One time I encountered a group of skilled counters in a casino and I could tell they were using KO because of this problem.
 

21forme

Well-Known Member
Automatic Monkey said:
It depends on how far away from the center of the shoe you are. If you are playing a deeply-dealt 8D shoe, you will almost always be overbetting towards the end and underbetting at the beginning. In SD or DD it won't be so bad.
That's easy enough to overcome by adjusting the betting ramp based on number of decks played (without actually calcualating a TC). I've been playing with deck-adjusted KO numbers for several months, with excellent success. Yesterday, KO-Rob updated a small spreadsheet with everything you need to know and posted it on the board.
 

jee_pack

Well-Known Member
it can't be that bad right? I mean, if the sims come dead even, who care wha the variance is? Unless it affects your risk of ruin? What exactly do you guys mean by "variance"? Are you talking about the swings (ups and downs) in your bankroll?
 

supercoolmancool

Well-Known Member
jee_pack said:
it can't be that bad right? I mean, if the sims come dead even, who care wha the variance is? Unless it affects your risk of ruin? What exactly do you guys mean by "variance"? Are you talking about the swings (ups and downs) in your bankroll?
Someone using Hi Lo can use a smaller bankroll than someone who is using KO. I don't know whether the diffence is significant or not.
 

Brock Windsor

Well-Known Member
Back of Basic Strategy Card

21forme said:
Brock - If you don't mind, please scan the index side of your card and post it as an attachment. I'd be most interested to see it. Thanks.
For 8 Decks:
I attached the word doc I used to create it. Decks remaining are down the left side. The two rows of numbers along the bottom are using the BRH bet spread for full wong depending on whether playing 1 spot (top) or two spots (bottom).
The indicies are from TC 1-6, I wong out negative shoes. The idicies are not identical to Hi-Lo, but rather Hi-Opt 1. Though Hi-Lo index #s would likely be more accurate I only had Hi-Opt 1 at the time I made the card, and I prefer doubling 10v10 at TC 5 instead of sooner as I find it a bit more risk adverse.

BW
 

Attachments

Brock Windsor

Well-Known Member
Brh

zengrifter said:
It seems to me that you would still need IRC to be based on #starting decks -and- the indices to be recalibrated for the KO tags imbalance.
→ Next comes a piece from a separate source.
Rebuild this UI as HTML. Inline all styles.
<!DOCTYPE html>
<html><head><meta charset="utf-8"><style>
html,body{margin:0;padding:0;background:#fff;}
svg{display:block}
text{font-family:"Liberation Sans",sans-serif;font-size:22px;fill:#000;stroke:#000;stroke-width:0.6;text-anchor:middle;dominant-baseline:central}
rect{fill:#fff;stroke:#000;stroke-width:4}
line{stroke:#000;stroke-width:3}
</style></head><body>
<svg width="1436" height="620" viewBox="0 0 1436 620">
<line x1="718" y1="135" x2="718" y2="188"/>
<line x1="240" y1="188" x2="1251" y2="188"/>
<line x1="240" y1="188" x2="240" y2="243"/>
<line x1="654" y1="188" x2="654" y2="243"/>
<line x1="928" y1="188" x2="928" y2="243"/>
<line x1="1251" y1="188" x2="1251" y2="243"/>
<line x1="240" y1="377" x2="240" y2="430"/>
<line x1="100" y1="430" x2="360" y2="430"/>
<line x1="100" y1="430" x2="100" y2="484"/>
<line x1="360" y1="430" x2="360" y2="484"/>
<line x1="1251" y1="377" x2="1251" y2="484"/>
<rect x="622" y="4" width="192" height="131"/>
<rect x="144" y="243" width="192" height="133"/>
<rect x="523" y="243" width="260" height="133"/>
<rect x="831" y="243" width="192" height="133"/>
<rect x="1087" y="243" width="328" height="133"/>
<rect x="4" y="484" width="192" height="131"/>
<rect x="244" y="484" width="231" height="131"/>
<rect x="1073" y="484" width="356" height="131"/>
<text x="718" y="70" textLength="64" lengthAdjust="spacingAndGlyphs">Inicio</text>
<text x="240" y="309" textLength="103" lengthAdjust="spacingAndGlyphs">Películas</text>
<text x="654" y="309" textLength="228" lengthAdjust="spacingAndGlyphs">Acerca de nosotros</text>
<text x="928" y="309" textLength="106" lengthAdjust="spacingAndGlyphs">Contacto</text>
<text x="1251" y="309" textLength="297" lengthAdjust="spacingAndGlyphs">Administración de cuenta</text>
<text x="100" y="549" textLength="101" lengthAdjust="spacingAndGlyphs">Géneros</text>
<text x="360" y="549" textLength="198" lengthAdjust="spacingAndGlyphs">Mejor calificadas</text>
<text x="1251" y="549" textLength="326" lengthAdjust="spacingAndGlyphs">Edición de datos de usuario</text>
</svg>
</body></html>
Lets see the BRH wong ramp. zg
Yeah I've adjusted for an IRC of -4* decks and True Counted the tags. The BRH 8 deck wong ramp is attached. Keep in mind with the BRH spread -2 is about TC of 1 and 0 would be TC of 2, 2 a TC of 3, etc.
 

Attachments

schismist

Well-Known Member
Sim results in: damn.

So, I've been silent in this thread for some time now. The reason is that I've been preparing a sim of this system I proposed. I havent shelled out the dough for a simulator yet, so I wrote a program in R (the open source version of S-Plus statistical computing software). Plus, I had to do this to test this custom system. It turns out you were right. In fact, it does worse than KO.
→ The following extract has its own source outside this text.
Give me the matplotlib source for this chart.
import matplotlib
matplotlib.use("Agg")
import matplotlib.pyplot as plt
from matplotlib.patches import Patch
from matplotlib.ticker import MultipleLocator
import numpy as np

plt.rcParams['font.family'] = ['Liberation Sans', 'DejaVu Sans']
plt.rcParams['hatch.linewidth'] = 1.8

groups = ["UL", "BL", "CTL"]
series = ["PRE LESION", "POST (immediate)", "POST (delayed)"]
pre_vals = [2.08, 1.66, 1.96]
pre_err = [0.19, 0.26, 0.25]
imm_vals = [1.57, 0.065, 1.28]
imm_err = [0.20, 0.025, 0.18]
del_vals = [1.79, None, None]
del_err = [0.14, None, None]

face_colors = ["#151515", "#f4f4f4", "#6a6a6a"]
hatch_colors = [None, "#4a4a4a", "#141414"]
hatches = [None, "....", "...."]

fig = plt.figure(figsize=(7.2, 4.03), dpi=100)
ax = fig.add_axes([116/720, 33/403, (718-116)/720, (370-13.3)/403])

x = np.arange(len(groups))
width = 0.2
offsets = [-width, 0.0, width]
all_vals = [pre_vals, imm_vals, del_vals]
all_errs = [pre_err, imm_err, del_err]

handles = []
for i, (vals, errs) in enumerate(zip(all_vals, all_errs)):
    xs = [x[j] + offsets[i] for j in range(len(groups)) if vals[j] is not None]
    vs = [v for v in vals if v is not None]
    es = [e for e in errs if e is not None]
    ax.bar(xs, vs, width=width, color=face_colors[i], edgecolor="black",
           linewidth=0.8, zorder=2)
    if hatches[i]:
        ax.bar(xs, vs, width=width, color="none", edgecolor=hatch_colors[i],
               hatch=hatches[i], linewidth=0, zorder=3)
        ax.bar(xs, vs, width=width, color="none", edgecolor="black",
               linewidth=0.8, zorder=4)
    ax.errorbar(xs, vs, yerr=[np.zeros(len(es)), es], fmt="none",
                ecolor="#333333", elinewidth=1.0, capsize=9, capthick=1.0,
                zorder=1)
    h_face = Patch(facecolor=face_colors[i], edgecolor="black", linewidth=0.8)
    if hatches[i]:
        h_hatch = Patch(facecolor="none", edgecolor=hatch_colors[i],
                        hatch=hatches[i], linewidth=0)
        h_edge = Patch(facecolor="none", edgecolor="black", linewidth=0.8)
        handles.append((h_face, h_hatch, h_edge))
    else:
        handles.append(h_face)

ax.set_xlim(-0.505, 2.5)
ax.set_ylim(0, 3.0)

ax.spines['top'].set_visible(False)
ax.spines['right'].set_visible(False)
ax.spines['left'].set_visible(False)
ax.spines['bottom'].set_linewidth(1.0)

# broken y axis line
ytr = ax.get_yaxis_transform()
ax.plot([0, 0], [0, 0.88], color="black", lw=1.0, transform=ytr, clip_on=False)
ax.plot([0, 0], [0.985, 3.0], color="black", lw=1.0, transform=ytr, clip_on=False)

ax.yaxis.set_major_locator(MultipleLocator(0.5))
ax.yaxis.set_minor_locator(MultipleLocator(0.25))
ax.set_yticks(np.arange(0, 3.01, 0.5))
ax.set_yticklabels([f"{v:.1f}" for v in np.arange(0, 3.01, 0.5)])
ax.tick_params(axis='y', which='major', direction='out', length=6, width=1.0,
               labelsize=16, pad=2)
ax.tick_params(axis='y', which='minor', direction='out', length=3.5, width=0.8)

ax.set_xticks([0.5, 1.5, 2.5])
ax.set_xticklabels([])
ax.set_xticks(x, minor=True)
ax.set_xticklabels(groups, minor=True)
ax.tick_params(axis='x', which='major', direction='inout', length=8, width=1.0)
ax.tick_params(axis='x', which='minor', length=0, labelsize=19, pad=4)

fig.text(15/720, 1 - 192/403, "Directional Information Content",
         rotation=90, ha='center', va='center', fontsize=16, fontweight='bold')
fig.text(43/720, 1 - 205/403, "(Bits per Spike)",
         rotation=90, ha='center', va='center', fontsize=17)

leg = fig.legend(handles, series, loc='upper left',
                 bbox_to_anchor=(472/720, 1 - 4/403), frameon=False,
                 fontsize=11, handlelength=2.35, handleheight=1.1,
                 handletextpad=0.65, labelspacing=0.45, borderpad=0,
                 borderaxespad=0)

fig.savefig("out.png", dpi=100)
Game 6D H17 DAS RSA LS, 80% pen

10 k shoe sim house advantage: -.57%

I know that many hands isn't much but my program is slow and this was really just a test.

KO Preferred, IRC=0, wong in at 12,14,16,18,20 wong out at -7,-2,3,8
spread 1-10 from RC 16 to 24

50 k shoe sim: +1.07%

My KO adjusted system, wong in at TC>=1.5, wong out at TC<-1
spread 1-10 from TC=2 to TC=5, same strat deviations with hi-lo indices

50 k shoe sim: +.90%

These were run with the same starting random number generator seed, so although not likely to be the true expecation with this many hands, should be comparable.

zengrifter said:
It seems to me that you would still need IRC to be based on #starting decks -and- the indices to be recalibrated for the KO tags imbalance.
As zengrifter suggested, I would guess the problem would be the ramp and the fact that the index plays aren't adjusted for the different tags. Probably, it this were corrected, it would outperform, but eh...

I guess I'll just go back to KO with decks-remaining adjusted ramping, and work on my act!